We, in the church, are so clueless, Sweet opined with passion.
He
told another story of how he developed a logo for his web site, using the
image
of a swing. Going back to his childhood experiences in West Virginia, he wanted
something that would be a useful metaphor for this native culture. He chose the
image of the swing, he said, because it represents a childhood ritual of leaning
back to begin the action (recognizing tradition), but having to kick forward to
gain momentum.
“It’s the image of leaning back into the arms of Jesus,” he said, “and then
pushing forward into the future.” God has a dream for your church, he
challenged. Run the distance, then go back and get a running start into the
world.
He called for risk taking, like developing worship styles that are not
reactionary to this new culture, but creating one that meets the needs of both
cultures, something between Eastern Orthodox and Pentecostal, more appealing to
the senses while at the same centered in the unchanging truths of the gospel.
We need to give these natives metaphors, being in touch with the culture but
in tune with the spirit, like Jesus was. Jesus said repeatedly that the kingdom
of heaven is like . . . and then told stories—metaphors—a man seeking a lost
sheep, a woman giving her last two coins, a farmer going out to sow seed.

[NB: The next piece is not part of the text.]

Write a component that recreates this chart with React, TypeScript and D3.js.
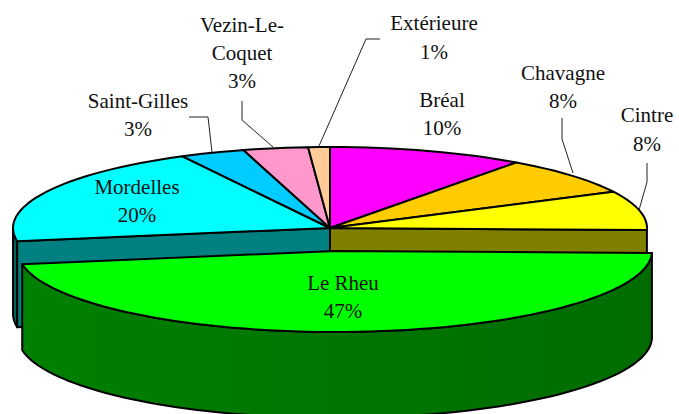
import React from "react";
import * as d3 from "d3";

const names = ["Bréal", "Chavagne", "Cintre", "Le Rheu", "Mordelles", "Saint-Gilles", "Vezin-Le-Coquet", "Extérieure"];
const sliceValues = [10, 7.6, 7.8, 47, 19.9, 3.3, 3.3, 1.1];
const topColors = ["#ff00ff", "#ffcc00", "#ffff00", "#00ff00", "#00ffff", "#00ccff", "#ff99cc", "#ffcc99"];

const W = 679, H = 414;
const CX = 330, CY = 228, RX = 317, RY = 81, DEPTH = 86;
const EXPLODE_X = 5, EXPLODE_Y = 23;
const EXPLODED = "Le Rheu";

const labelLayout: { name: string; x: number; lines: [string, number][] }[] = [
  { name: "Bréal", x: 442, lines: [["Bréal", 107], ["10%", 135]] },
  { name: "Chavagne", x: 563, lines: [["Chavagne", 80], ["8%", 108]] },
  { name: "Cintre", x: 647, lines: [["Cintre", 122], ["8%", 151]] },
  { name: "Le Rheu", x: 343, lines: [["Le Rheu", 290], ["47%", 318]] },
  { name: "Mordelles", x: 137, lines: [["Mordelles", 194], ["20%", 222]] },
  { name: "Saint-Gilles", x: 138, lines: [["Saint-Gilles", 108], ["3%", 136]] },
  { name: "Vezin-Le-Coquet", x: 242, lines: [["Vezin-Le-", 32], ["Coquet", 60], ["3%", 88]] },
  { name: "Extérieure", x: 434, lines: [["Extérieure", 30], ["1%", 59]] },
];

const leaders: [number, number][][] = [
  [[189, 117], [208, 117], [212, 152]],
  [[242, 101], [242, 120], [273, 147]],
  [[380, 39], [366, 39], [319, 146]],
  [[562, 118], [562, 139], [573, 173]],
  [[647, 163], [647, 182], [639, 210]],
];

const pie = d3.pie<number>().sort(null).startAngle(0).endAngle(2 * Math.PI);
const arcs = pie(sliceValues);
const line = d3.line<[number, number]>();
const leaderLine = d3.line<[number, number]>();

function pt(a: number, cx: number, cy: number): [number, number] {
  return [cx + RX * Math.sin(a), cy - RY * Math.cos(a)];
}
function sample(a0: number, a1: number, cx: number, cy: number): [number, number][] {
  const n = Math.max(2, Math.ceil(Math.abs(a1 - a0) / 0.04));
  return d3.range(n + 1).map((i) => pt(a0 + ((a1 - a0) * i) / n, cx, cy));
}
function sliceTop(a0: number, a1: number, cx: number, cy: number) {
  return line([[cx, cy], ...sample(a0, a1, cx, cy)])! + "Z";
}
function outerWall(a0: number, a1: number, cx: number, cy: number) {
  const topEdge = sample(a0, a1, cx, cy);
  const bottomEdge = topEdge.map(([x, y]) => [x, y + DEPTH] as [number, number]).reverse();
  return line([...topEdge, ...bottomEdge])! + "Z";
}
function cutWall(a: number) {
  const p = pt(a, CX, CY);
  const q: [number, number][] = [[CX, CY], p, [p[0], p[1] + DEPTH], [CX, CY + DEPTH]];
  return line(q)! + "Z";
}

const S = { stroke: "#000", strokeWidth: 2, strokeLinejoin: "round" as const };

export default function App() {
  const iEx = names.indexOf(EXPLODED);
  const ex = arcs[iEx];
  const prev = arcs[iEx + 1];
  const before = arcs[iEx - 1];
  const exCx = CX + EXPLODE_X;
  const exCy = CY + EXPLODE_Y;
  return (
    <svg width={W} height={H} viewBox={`0 0 ${W} ${H}`} style={{ position: "absolute", left: 0, top: 0, background: "#fff" }}>
      <defs>
        <linearGradient id="wall" x1="0" x2="1" y1="0" y2="0">
          <stop offset="0" stopColor="#008000" />
          <stop offset="1" stopColor="#006c00" />
        </linearGradient>
      </defs>
      <path d={outerWall(prev.startAngle, 1.5 * Math.PI, CX, CY)} fill="#005f5f" {...S} />
      <path d={cutWall(prev.startAngle)} fill="#008080" {...S} />
      <path d={cutWall(before.endAngle)} fill="#808000" {...S} />
      {arcs.map((a, i) =>
        i === iEx ? null : (
          <path key={names[i]} d={sliceTop(a.startAngle, a.endAngle, CX, CY)} fill={topColors[i]} {...S} />
        )
      )}
      <path d={outerWall(ex.startAngle, ex.endAngle, exCx, exCy)} fill="url(#wall)" {...S} />
      <path d={sliceTop(ex.startAngle, ex.endAngle, exCx, exCy)} fill={topColors[iEx]} {...S} />
      {leaders.map((l, i) => (
        <path key={i} d={leaderLine(l)!} fill="none" stroke="#222" strokeWidth={1} />
      ))}
      <g fontFamily="'Liberation Serif', serif" fontSize={21} fill="#111" textAnchor="middle">
        {labelLayout.map((l) =>
          l.lines.map(([t, y]) => (
            <text key={t + y} x={l.x} y={y}>
              {t}
            </text>
          ))
        )}
      </g>
    </svg>
  );
}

When asked if there is a future for denominations (an immigrant paradigm),
Sweet said the natives really don’t care about that. Spirituality, yes, church,
no, he said of their view of the organized church. And while we are becoming
more global, we are at the same time becoming more tribal, and Anabaptists
should feel right at home with this.
“You have maintained in your theology an emphasis on community down through
the years and now is the time to offer it to this new culture.”